Exercise brief: The records below must be written out exactly, with every picture left behind.

[Items from a dataset]
=-=-=-=-=

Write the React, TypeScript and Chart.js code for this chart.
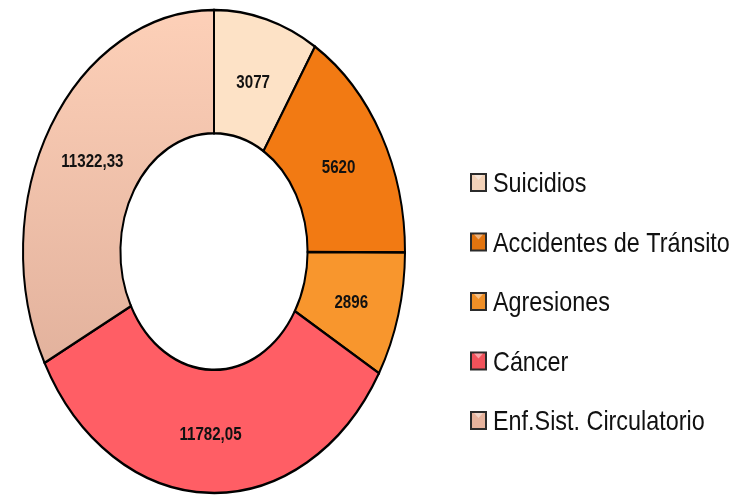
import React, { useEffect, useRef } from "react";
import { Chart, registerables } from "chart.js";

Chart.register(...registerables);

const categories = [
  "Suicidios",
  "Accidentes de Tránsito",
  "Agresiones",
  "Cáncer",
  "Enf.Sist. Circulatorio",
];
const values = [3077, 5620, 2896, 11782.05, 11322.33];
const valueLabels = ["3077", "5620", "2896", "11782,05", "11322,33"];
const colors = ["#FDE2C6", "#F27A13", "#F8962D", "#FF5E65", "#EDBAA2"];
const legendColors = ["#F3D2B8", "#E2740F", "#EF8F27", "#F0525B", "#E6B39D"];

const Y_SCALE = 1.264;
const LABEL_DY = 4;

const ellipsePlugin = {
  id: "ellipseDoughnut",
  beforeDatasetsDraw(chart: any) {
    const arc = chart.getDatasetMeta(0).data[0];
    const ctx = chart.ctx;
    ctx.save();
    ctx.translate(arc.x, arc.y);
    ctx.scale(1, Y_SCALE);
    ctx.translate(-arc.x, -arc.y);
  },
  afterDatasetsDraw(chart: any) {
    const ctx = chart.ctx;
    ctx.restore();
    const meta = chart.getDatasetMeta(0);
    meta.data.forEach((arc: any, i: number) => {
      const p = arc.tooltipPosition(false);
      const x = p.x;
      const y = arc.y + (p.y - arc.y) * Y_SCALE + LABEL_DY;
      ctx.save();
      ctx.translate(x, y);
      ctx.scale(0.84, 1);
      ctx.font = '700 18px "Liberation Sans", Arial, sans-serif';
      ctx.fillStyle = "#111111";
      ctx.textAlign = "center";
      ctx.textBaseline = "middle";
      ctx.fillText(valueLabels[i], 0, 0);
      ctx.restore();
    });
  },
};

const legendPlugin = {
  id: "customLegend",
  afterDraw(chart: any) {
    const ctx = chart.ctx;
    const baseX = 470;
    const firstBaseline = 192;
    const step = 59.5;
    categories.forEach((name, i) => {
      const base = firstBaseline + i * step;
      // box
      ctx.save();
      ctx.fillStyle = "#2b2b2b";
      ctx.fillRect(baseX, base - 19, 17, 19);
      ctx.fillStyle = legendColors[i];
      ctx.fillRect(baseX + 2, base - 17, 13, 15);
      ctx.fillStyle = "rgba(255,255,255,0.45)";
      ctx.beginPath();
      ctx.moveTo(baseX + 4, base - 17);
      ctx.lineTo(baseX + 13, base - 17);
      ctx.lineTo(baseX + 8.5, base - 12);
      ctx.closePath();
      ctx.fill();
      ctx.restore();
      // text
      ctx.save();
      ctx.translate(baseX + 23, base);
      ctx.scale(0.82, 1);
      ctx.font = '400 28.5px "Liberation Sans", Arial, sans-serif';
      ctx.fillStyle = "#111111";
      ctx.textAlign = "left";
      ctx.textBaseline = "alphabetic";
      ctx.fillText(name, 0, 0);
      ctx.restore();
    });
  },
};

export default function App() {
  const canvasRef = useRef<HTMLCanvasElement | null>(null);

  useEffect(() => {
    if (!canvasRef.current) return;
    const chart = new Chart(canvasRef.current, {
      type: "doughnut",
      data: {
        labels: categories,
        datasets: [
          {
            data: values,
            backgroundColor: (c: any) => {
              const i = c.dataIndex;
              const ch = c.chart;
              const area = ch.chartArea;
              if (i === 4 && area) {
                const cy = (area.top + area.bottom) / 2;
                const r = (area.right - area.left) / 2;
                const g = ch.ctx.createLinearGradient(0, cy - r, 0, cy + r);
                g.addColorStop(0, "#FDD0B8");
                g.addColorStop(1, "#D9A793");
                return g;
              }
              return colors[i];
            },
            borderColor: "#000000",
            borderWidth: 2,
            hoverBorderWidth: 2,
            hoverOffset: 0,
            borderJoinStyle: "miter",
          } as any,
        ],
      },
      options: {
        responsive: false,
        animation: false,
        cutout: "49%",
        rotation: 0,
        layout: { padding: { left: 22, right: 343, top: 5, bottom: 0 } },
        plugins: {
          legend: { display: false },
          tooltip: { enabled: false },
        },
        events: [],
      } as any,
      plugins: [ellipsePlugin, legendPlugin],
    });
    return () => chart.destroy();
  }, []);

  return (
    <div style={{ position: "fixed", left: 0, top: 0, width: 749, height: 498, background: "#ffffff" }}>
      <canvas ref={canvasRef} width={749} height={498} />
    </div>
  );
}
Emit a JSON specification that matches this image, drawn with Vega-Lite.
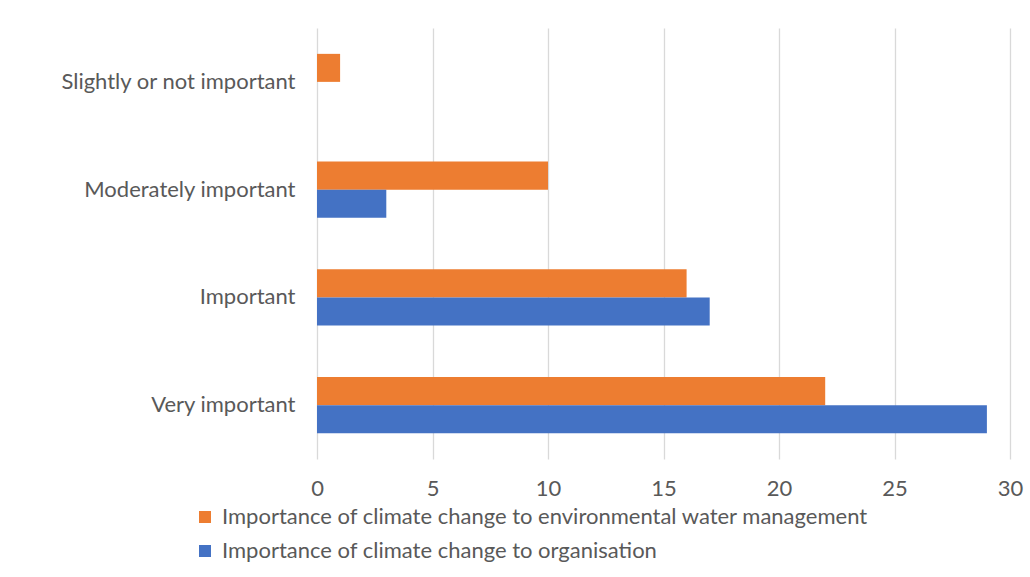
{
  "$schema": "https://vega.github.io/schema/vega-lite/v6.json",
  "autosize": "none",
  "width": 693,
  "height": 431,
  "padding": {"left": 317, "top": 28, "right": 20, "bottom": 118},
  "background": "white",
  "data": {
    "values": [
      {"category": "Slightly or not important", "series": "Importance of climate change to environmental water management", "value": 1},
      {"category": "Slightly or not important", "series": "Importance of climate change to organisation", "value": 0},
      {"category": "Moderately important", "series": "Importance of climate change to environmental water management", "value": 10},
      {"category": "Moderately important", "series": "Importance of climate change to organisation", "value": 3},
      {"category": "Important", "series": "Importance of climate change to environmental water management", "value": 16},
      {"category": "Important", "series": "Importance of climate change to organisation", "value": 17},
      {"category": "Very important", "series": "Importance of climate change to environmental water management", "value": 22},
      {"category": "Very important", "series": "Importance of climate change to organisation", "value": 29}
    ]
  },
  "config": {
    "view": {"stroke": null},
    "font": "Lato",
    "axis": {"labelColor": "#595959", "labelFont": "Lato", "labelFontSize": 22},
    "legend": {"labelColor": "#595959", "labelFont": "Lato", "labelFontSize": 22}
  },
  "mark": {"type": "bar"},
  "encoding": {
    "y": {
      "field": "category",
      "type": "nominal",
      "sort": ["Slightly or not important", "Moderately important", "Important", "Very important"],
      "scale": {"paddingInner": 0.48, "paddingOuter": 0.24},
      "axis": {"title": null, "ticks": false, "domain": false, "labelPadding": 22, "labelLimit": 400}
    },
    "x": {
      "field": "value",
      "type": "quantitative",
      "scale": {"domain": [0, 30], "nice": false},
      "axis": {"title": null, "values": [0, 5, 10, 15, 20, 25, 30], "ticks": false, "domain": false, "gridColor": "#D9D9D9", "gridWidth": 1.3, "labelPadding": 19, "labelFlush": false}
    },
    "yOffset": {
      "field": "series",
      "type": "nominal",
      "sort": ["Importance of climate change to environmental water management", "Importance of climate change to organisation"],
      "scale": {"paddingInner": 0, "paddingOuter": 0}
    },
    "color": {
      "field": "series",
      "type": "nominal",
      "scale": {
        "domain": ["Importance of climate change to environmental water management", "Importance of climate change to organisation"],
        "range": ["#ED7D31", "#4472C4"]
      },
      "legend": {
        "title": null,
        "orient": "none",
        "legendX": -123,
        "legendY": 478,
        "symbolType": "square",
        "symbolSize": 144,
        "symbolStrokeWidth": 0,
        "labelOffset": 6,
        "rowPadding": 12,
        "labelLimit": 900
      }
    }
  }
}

=-=-=-=-=

Completed task:
Write the React, TypeScript and Chart.js code for this chart.
import React, { useEffect, useRef } from "react";
import { Chart, registerables } from "chart.js";

Chart.register(...registerables);

const categories = [
  "Suicidios",
  "Accidentes de Tránsito",
  "Agresiones",
  "Cáncer",
  "Enf.Sist. Circulatorio",
];
const values = [3077, 5620, 2896, 11782.05, 11322.33];
const valueLabels = ["3077", "5620", "2896", "11782,05", "11322,33"];
const colors = ["#FDE2C6", "#F27A13", "#F8962D", "#FF5E65", "#EDBAA2"];
const legendColors = ["#F3D2B8", "#E2740F", "#EF8F27", "#F0525B", "#E6B39D"];

const Y_SCALE = 1.264;
const LABEL_DY = 4;

const ellipsePlugin = {
  id: "ellipseDoughnut",
  beforeDatasetsDraw(chart: any) {
    const arc = chart.getDatasetMeta(0).data[0];
    const ctx = chart.ctx;
    ctx.save();
    ctx.translate(arc.x, arc.y);
    ctx.scale(1, Y_SCALE);
    ctx.translate(-arc.x, -arc.y);
  },
  afterDatasetsDraw(chart: any) {
    const ctx = chart.ctx;
    ctx.restore();
    const meta = chart.getDatasetMeta(0);
    meta.data.forEach((arc: any, i: number) => {
      const p = arc.tooltipPosition(false);
      const x = p.x;
      const y = arc.y + (p.y - arc.y) * Y_SCALE + LABEL_DY;
      ctx.save();
      ctx.translate(x, y);
      ctx.scale(0.84, 1);
      ctx.font = '700 18px "Liberation Sans", Arial, sans-serif';
      ctx.fillStyle = "#111111";
      ctx.textAlign = "center";
      ctx.textBaseline = "middle";
      ctx.fillText(valueLabels[i], 0, 0);
      ctx.restore();
    });
  },
};

const legendPlugin = {
  id: "customLegend",
  afterDraw(chart: any) {
    const ctx = chart.ctx;
    const baseX = 470;
    const firstBaseline = 192;
    const step = 59.5;
    categories.forEach((name, i) => {
      const base = firstBaseline + i * step;
      // box
      ctx.save();
      ctx.fillStyle = "#2b2b2b";
      ctx.fillRect(baseX, base - 19, 17, 19);
      ctx.fillStyle = legendColors[i];
      ctx.fillRect(baseX + 2, base - 17, 13, 15);
      ctx.fillStyle = "rgba(255,255,255,0.45)";
      ctx.beginPath();
      ctx.moveTo(baseX + 4, base - 17);
      ctx.lineTo(baseX + 13, base - 17);
      ctx.lineTo(baseX + 8.5, base - 12);
      ctx.closePath();
      ctx.fill();
      ctx.restore();
      // text
      ctx.save();
      ctx.translate(baseX + 23, base);
      ctx.scale(0.82, 1);
      ctx.font = '400 28.5px "Liberation Sans", Arial, sans-serif';
      ctx.fillStyle = "#111111";
      ctx.textAlign = "left";
      ctx.textBaseline = "alphabetic";
      ctx.fillText(name, 0, 0);
      ctx.restore();
    });
  },
};

export default function App() {
  const canvasRef = useRef<HTMLCanvasElement | null>(null);

  useEffect(() => {
    if (!canvasRef.current) return;
    const chart = new Chart(canvasRef.current, {
      type: "doughnut",
      data: {
        labels: categories,
        datasets: [
          {
            data: values,
            backgroundColor: (c: any) => {
              const i = c.dataIndex;
              const ch = c.chart;
              const area = ch.chartArea;
              if (i === 4 && area) {
                const cy = (area.top + area.bottom) / 2;
                const r = (area.right - area.left) / 2;
                const g = ch.ctx.createLinearGradient(0, cy - r, 0, cy + r);
                g.addColorStop(0, "#FDD0B8");
                g.addColorStop(1, "#D9A793");
                return g;
              }
              return colors[i];
            },
            borderColor: "#000000",
            borderWidth: 2,
            hoverBorderWidth: 2,
            hoverOffset: 0,
            borderJoinStyle: "miter",
          } as any,
        ],
      },
      options: {
        responsive: false,
        animation: false,
        cutout: "49%",
        rotation: 0,
        layout: { padding: { left: 22, right: 343, top: 5, bottom: 0 } },
        plugins: {
          legend: { display: false },
          tooltip: { enabled: false },
        },
        events: [],
      } as any,
      plugins: [ellipsePlugin, legendPlugin],
    });
    return () => chart.destroy();
  }, []);

  return (
    <div style={{ position: "fixed", left: 0, top: 0, width: 749, height: 498, background: "#ffffff" }}>
      <canvas ref={canvasRef} width={749} height={498} />
    </div>
  );
}
Emit a JSON specification that matches this image, drawn with Vega-Lite.
{
  "$schema": "https://vega.github.io/schema/vega-lite/v6.json",
  "autosize": "none",
  "width": 693,
  "height": 431,
  "padding": {"left": 317, "top": 28, "right": 20, "bottom": 118},
  "background": "white",
  "data": {
    "values": [
      {"category": "Slightly or not important", "series": "Importance of climate change to environmental water management", "value": 1},
      {"category": "Slightly or not important", "series": "Importance of climate change to organisation", "value": 0},
      {"category": "Moderately important", "series": "Importance of climate change to environmental water management", "value": 10},
      {"category": "Moderately important", "series": "Importance of climate change to organisation", "value": 3},
      {"category": "Important", "series": "Importance of climate change to environmental water management", "value": 16},
      {"category": "Important", "series": "Importance of climate change to organisation", "value": 17},
      {"category": "Very important", "series": "Importance of climate change to environmental water management", "value": 22},
      {"category": "Very important", "series": "Importance of climate change to organisation", "value": 29}
    ]
  },
  "config": {
    "view": {"stroke": null},
    "font": "Lato",
    "axis": {"labelColor": "#595959", "labelFont": "Lato", "labelFontSize": 22},
    "legend": {"labelColor": "#595959", "labelFont": "Lato", "labelFontSize": 22}
  },
  "mark": {"type": "bar"},
  "encoding": {
    "y": {
      "field": "category",
      "type": "nominal",
      "sort": ["Slightly or not important", "Moderately important", "Important", "Very important"],
      "scale": {"paddingInner": 0.48, "paddingOuter": 0.24},
      "axis": {"title": null, "ticks": false, "domain": false, "labelPadding": 22, "labelLimit": 400}
    },
    "x": {
      "field": "value",
      "type": "quantitative",
      "scale": {"domain": [0, 30], "nice": false},
      "axis": {"title": null, "values": [0, 5, 10, 15, 20, 25, 30], "ticks": false, "domain": false, "gridColor": "#D9D9D9", "gridWidth": 1.3, "labelPadding": 19, "labelFlush": false}
    },
    "yOffset": {
      "field": "series",
      "type": "nominal",
      "sort": ["Importance of climate change to environmental water management", "Importance of climate change to organisation"],
      "scale": {"paddingInner": 0, "paddingOuter": 0}
    },
    "color": {
      "field": "series",
      "type": "nominal",
      "scale": {
        "domain": ["Importance of climate change to environmental water management", "Importance of climate change to organisation"],
        "range": ["#ED7D31", "#4472C4"]
      },
      "legend": {
        "title": null,
        "orient": "none",
        "legendX": -123,
        "legendY": 478,
        "symbolType": "square",
        "symbolSize": 144,
        "symbolStrokeWidth": 0,
        "labelOffset": 6,
        "rowPadding": 12,
        "labelLimit": 900
      }
    }
  }
}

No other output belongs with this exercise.